Las aparentes contradicciones del carácter japonés, su capacidad de albergar la cortesía más extraordinaria y la furia de la venganza a la vez, su fidelidad sin reservas a la figura del emperador, la devolución de las deudas y obligaciones sacrificando lo que para un occidental son los deseos personales y su paradigmática autodisciplina, entre otros, descolocaron a los norteamericanos, que intentaron, sin éxito, predecir su comportamiento basándolo en sus propios esquemas mentales.

Finalmente sucedió que Japón se comportó con la coherencia que muchos extranjeros no supieron ver.

El emperador: Moldeando la cultura japonesa

Emperador Hiroshito Japón

En el Rescripto Imperial a los Soldados y Marinos promulgado por el emperador Meiji en 1882 se anticipaba lo que sucedería casi un siglo después. En él, el emperador Meiji decía: “Nosotros (el emperador) somos la cabeza y vosotros sois el cuerpo.” Y, así, en efecto, sucedió. Cuando el 14 de agosto de 1945 el emperador anunció por radio la capitulación de Japón y pidió a los japoneses que aceptaran todo lo que ese hecho pudiera implicar, los japoneses dejaron las armas y cooperaron desde el primer momento con las tropas norteamericanas. El mismo pueblo que había jurado luchar hasta la muerte con lanzas de bambú si fuera necesario era el mismo que cooperaba amistosamente con los que fueron sus adversarios. Y es que esa aparente contradicción no mostraba sino la extraordinaria coherencia de los japoneses con sus principios. En todo momento actuaron según el chu, la devolución del on al emperador.

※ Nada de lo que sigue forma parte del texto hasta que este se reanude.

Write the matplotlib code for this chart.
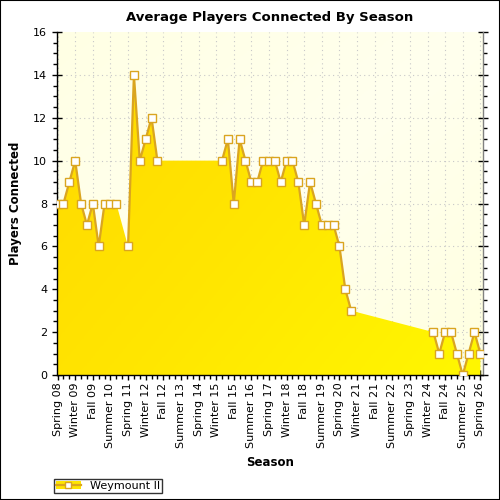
import numpy as np
import matplotlib
matplotlib.use("Agg")
import matplotlib.pyplot as plt
from matplotlib.patches import Rectangle, Patch
from matplotlib.lines import Line2D
from matplotlib.colors import LinearSegmentedColormap

seasons = [
    "Spring 08", "Summer 08", "Fall 08", "Winter 09",
    "Spring 09", "Summer 09", "Fall 09", "Winter 10",
    "Spring 10", "Summer 10", "Fall 10", "Winter 11",
    "Spring 11", "Summer 11", "Fall 11", "Winter 12",
    "Spring 12", "Summer 12", "Fall 12", "Winter 13",
    "Spring 13", "Summer 13", "Fall 13", "Winter 14",
    "Spring 14", "Summer 14", "Fall 14", "Winter 15",
    "Spring 15", "Summer 15", "Fall 15", "Winter 16",
    "Spring 16", "Summer 16", "Fall 16", "Winter 17",
    "Spring 17", "Summer 17", "Fall 17", "Winter 18",
    "Spring 18", "Summer 18", "Fall 18", "Winter 19",
    "Spring 19", "Summer 19", "Fall 19", "Winter 20",
    "Spring 20", "Summer 20", "Fall 20", "Winter 21",
    "Spring 21", "Summer 21", "Fall 21", "Winter 22",
    "Spring 22", "Summer 22", "Fall 22", "Winter 23",
    "Spring 23", "Summer 23", "Fall 23", "Winter 24",
    "Spring 24", "Summer 24", "Fall 24", "Winter 25",
    "Spring 25", "Summer 25", "Fall 25", "Winter 26",
    "Spring 26",
]

players = [
    8, 8, 9, 10, 8, 7, 8, 6, 8, 8, 8, None,
    6, 14, 10, 11, 12, 10, None, None, None, None, None, None,
    None, None, None, None, 10, 11, 8, 11, 10, 9, 9, 10,
    10, 10, 9, 10, 10, 9, 7, 9, 8, 7, 7, 7,
    6, 4, 3, None, None, None, None, None, None, None, None, None,
    None, None, None, None, 2, 1, 2, 2, 1, 0, 1, 2,
    1,
]

series_name = "Weymount II"
title = "Average Players Connected By Season"
xlabel = "Season"
ylabel = "Players Connected"

x = np.arange(len(seasons), dtype=float)
y = np.array([np.nan if v is None else v for v in players], dtype=float)
valid = ~np.isnan(y)

fig = plt.figure(figsize=(5, 5), dpi=100)
fig.patch.set_facecolor("white")
ax = fig.add_axes([57 / 500, 125 / 500, 426 / 500, 343 / 500])

xmin, xmax = -0.1, 72.45
ymin, ymax = 0, 16
ax.set_xlim(xmin, xmax)
ax.set_ylim(ymin, ymax)

# background gradient
bg_cmap = LinearSegmentedColormap.from_list("bg", ["#FFFFE4", "#FFFFEE", "#FFFFE0"])
gx, gy = np.meshgrid(np.linspace(0, 1, 200), np.linspace(0, 1, 200))
ax.imshow(gx * 0.5 + gy * 0.5, cmap=bg_cmap, extent=[xmin, xmax, ymin, ymax],
          aspect="auto", origin="upper", zorder=0)

# grid
for t in range(0, len(seasons), 3):
    ax.axvline(t, color="#C8C8C8", lw=0.8, ls=(0, (1, 3)), zorder=1)
for t in range(2, 16, 2):
    ax.axhline(t, color="#C8C8C8", lw=0.8, ls=(0, (1, 3)), zorder=1)

# area with gradient fill
poly = ax.fill_between(x[valid], y[valid], 0, color="none", lw=0, zorder=2)
fill_cmap = LinearSegmentedColormap.from_list("fill", ["#FFD800", "#FFE600", "#FFF700"])
img = ax.imshow(gx * 0.6 + (1 - gy) * 0.4, cmap=fill_cmap,
                extent=[xmin, xmax, ymin, ymax], aspect="auto", origin="lower", zorder=2)
img.set_clip_path(poly.get_paths()[0], transform=ax.transData)

# line + markers
ax.plot(x, y, color="#DAA520", lw=1.6, zorder=3, solid_joinstyle="miter")
ax.plot(x[valid], y[valid], ls="none", marker="s", ms=5.2, mfc="white",
        mec="#DAA520", mew=1.0, zorder=4)

# ticks
ax.set_xticks(np.arange(0, len(seasons), 3))
ax.set_xticklabels(seasons[::3], rotation=90, fontsize=8)
ax.set_xticks(np.arange(0, len(seasons)), minor=True)
ax.set_yticks(np.arange(0, 17, 2))
ax.set_yticklabels([str(v) for v in range(0, 17, 2)], fontsize=8)
ax.set_yticks(np.arange(0, 16.01, 0.5), minor=True)
ax.tick_params(axis="both", which="major", direction="inout", length=7, width=1, color="black")
ax.tick_params(axis="both", which="minor", direction="out", length=3, width=1, color="black")
ax.tick_params(axis="y", which="both", right=True)
ax.tick_params(axis="x", which="major", pad=2)

ax.spines["top"].set_visible(False)
for s in ["left", "bottom", "right"]:
    ax.spines[s].set_color("black")
    ax.spines[s].set_linewidth(1)
ax.spines["right"].set_color("#808080")

ax.set_title(title, fontsize=9.5, fontweight="bold", pad=8)
ax.set_xlabel(xlabel, fontsize=8.5, fontweight="bold", labelpad=6)
ax.set_ylabel(ylabel, fontsize=8.5, fontweight="bold", labelpad=8)

# legend
patch = Patch(facecolor="#FFE600", edgecolor="none")
line = Line2D([], [], color="#DAA520", lw=1.6, marker="s", ms=4.6, mfc="white",
              mec="#DAA520", mew=1.0)
leg = fig.legend(handles=[(patch, line)], labels=[series_name], loc="lower left",
                 bbox_to_anchor=(54 / 500, 7 / 500), fontsize=8, frameon=True,
                 fancybox=False, borderpad=0.2, handlelength=2.2, handletextpad=0.8,
                 borderaxespad=0)
leg.get_frame().set_edgecolor("black")
leg.get_frame().set_linewidth(1)

# figure border
fig.add_artist(Rectangle((0, 0), 1, 1, transform=fig.transFigure, fill=False,
                         edgecolor="black", lw=1.5))

fig.savefig("out.png", dpi=100)
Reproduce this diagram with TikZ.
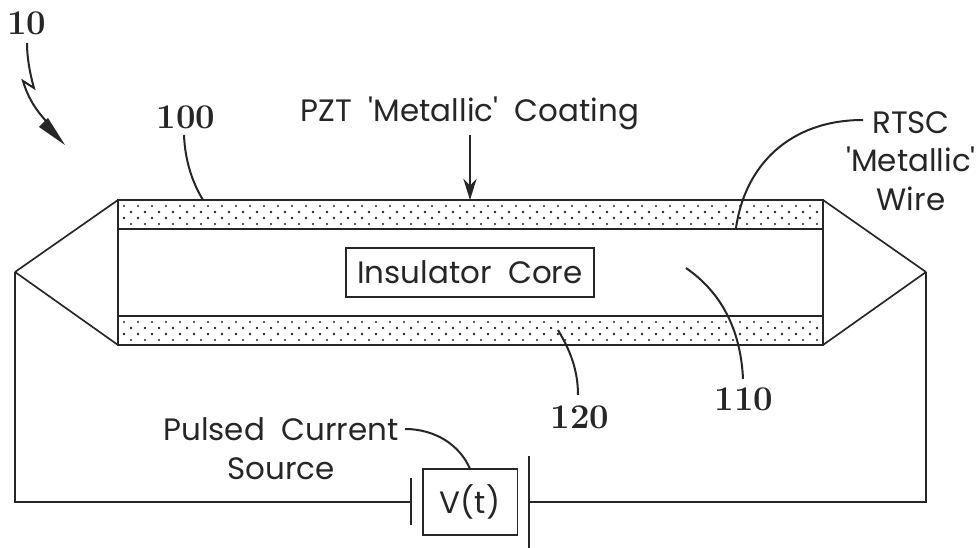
\documentclass[tikz,border=0pt]{standalone}
\usepackage{fontspec}
\newfontfamily\labfont{Poppins}
\usetikzlibrary{arrows.meta}
\tikzset{
  ln/.style={draw=black!85,line width=1.25pt},
  lead/.style={draw=black!85,line width=1.5pt},
  lab/.style={inner sep=0pt,font=\labfont\fontsize{23.2}{29}\selectfont,align=center,text=black!85},
  num/.style={inner sep=0pt,font=\bfseries\fontsize{26}{30}\selectfont,text=black!85},
  boxed/.style={ln,fill=white}
}
\begin{document}
\begin{tikzpicture}[x=0.75pt,y=-0.75pt]
\useasboundingbox (0,0) rectangle (979,548);
\fill[white] (0,0) rectangle (979,548);
% stipple
\foreach \yy in {200,316}{
  \foreach \i in {0,...,49}{
    \fill[black!85] ({124+\i*14},{\yy+6}) circle (0.8pt);
    \fill[black!85] ({131+\i*14},{\yy+12}) circle (1pt);
    \fill[black!85] ({124+\i*14},{\yy+18}) circle (1pt);
    \fill[black!85] ({131+\i*14},{\yy+24}) circle (0.8pt);
  }
}
% body
\coordinate (tl) at (118,200);
\coordinate (tr) at (823,200);
\coordinate (bl) at (118,345);
\coordinate (br) at (823,345);
\coordinate (itl) at (118,229);
\coordinate (itr) at (823,229);
\coordinate (ibl) at (118,316);
\coordinate (ibr) at (823,316);
\coordinate (lt) at (15,272);
\coordinate (rt) at (926,272);
\draw[ln] (tl) -- (tr) -- (br) -- (bl) -- cycle;
\draw[ln] (itl) -- (itr);
\draw[ln] (ibl) -- (ibr);
\draw[ln] (lt) -- (tl);
\draw[ln] (lt) -- (bl);
\draw[ln] (rt) -- (tr);
\draw[ln] (rt) -- (br);
% core
\node[boxed,minimum width=186pt,minimum height=36.75pt,inner sep=0pt,lab] (core) at (470,272.5) {\raisebox{-1.5pt}{Insulator\ \ Core}};
% source
\node[boxed,minimum width=71pt,minimum height=49.5pt,inner sep=0pt,lab] (vt) at (470,502) {V(t)};
\coordinate (pa) at (411,478);
\coordinate (pb) at (411,525);
\coordinate (qa) at (529,456);
\coordinate (qb) at (529,548);
\draw[ln] (pa) -- (pb);
\draw[ln] (qa) -- (qb);
\coordinate (wl) at (411,502);
\coordinate (wr) at (529,502);
\draw[ln] (lt) -- (15,502) -- (wl);
\draw[ln] (rt) -- (926,502) -- (wr);
% labels
\node[lab] (pzt) at (470,113) {PZT\ \ 'Metallic'\ \ Coating};
\node[lab] (rtsc) at (911,161) {RTSC\\'Metallic'\\Wire};
\node[lab] (pulse) at (281,449) {Pulsed\ \ Current\\Source};
\node[num] (n10) at (27,23) {10};
\node[num] (n100) at (186,117) {100};
\node[num] (n110) at (744,399) {110};
\node[num] (n120) at (580,417) {120};
% leaders
\draw[lead,-{Stealth[length=16pt,width=10pt]}] (470,135) -- (470,200);
\draw[lead] (184,135) .. controls (185,160) and (192,182) .. (203,200);
\draw[lead] (863,120) .. controls (790,120) and (745,165) .. (736,228);
\draw[lead] (686,268) .. controls (725,295) and (741,335) .. (743,379);
\draw[lead] (558,330) .. controls (570,350) and (578,370) .. (578,395);
\draw[lead] (405,429) .. controls (435,429) and (460,445) .. (470,469);
% 10 arrow
\coordinate (z0) at (27,43);
\coordinate (z1) at (34,88);
\coordinate (z2) at (23,81);
\coordinate (z3) at (46,121);
\draw[lead] (z0) .. controls (27,58) and (30,74) .. (z1) -- (z2) .. controls (28,98) and (36,110) .. (z3);
\fill[black!85] (65,145) -- (39,127) -- (48,118) -- cycle;
\end{tikzpicture}
\end{document}
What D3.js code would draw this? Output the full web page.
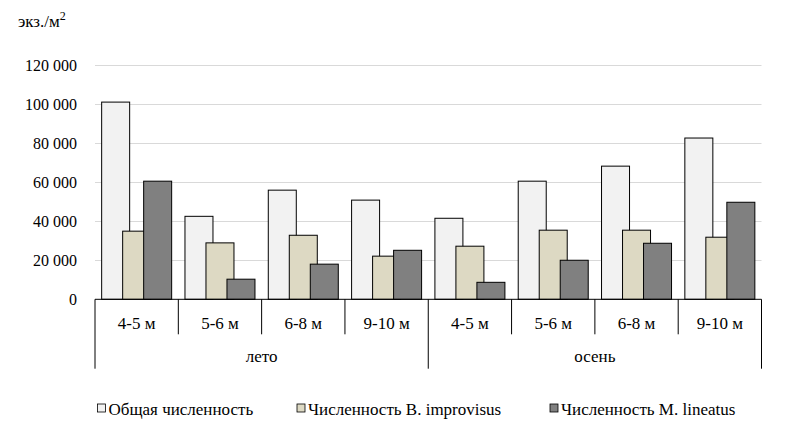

Hasta agosto de 1945, el chu les exigía combatir hasta el final. Pero cuando el emperador cambió las exigencias del chu, los japoneses se adaptaron inmediatamente a ellas, aceptando la derrota y todas sus consecuencias con buena voluntad. Incluso en la derrota, los japoneses no abandonaron su esencia: siguieron manteniendo su buen nombre, alejados de la vergüenza que hubiera supuesto traicionarse a sí mismos.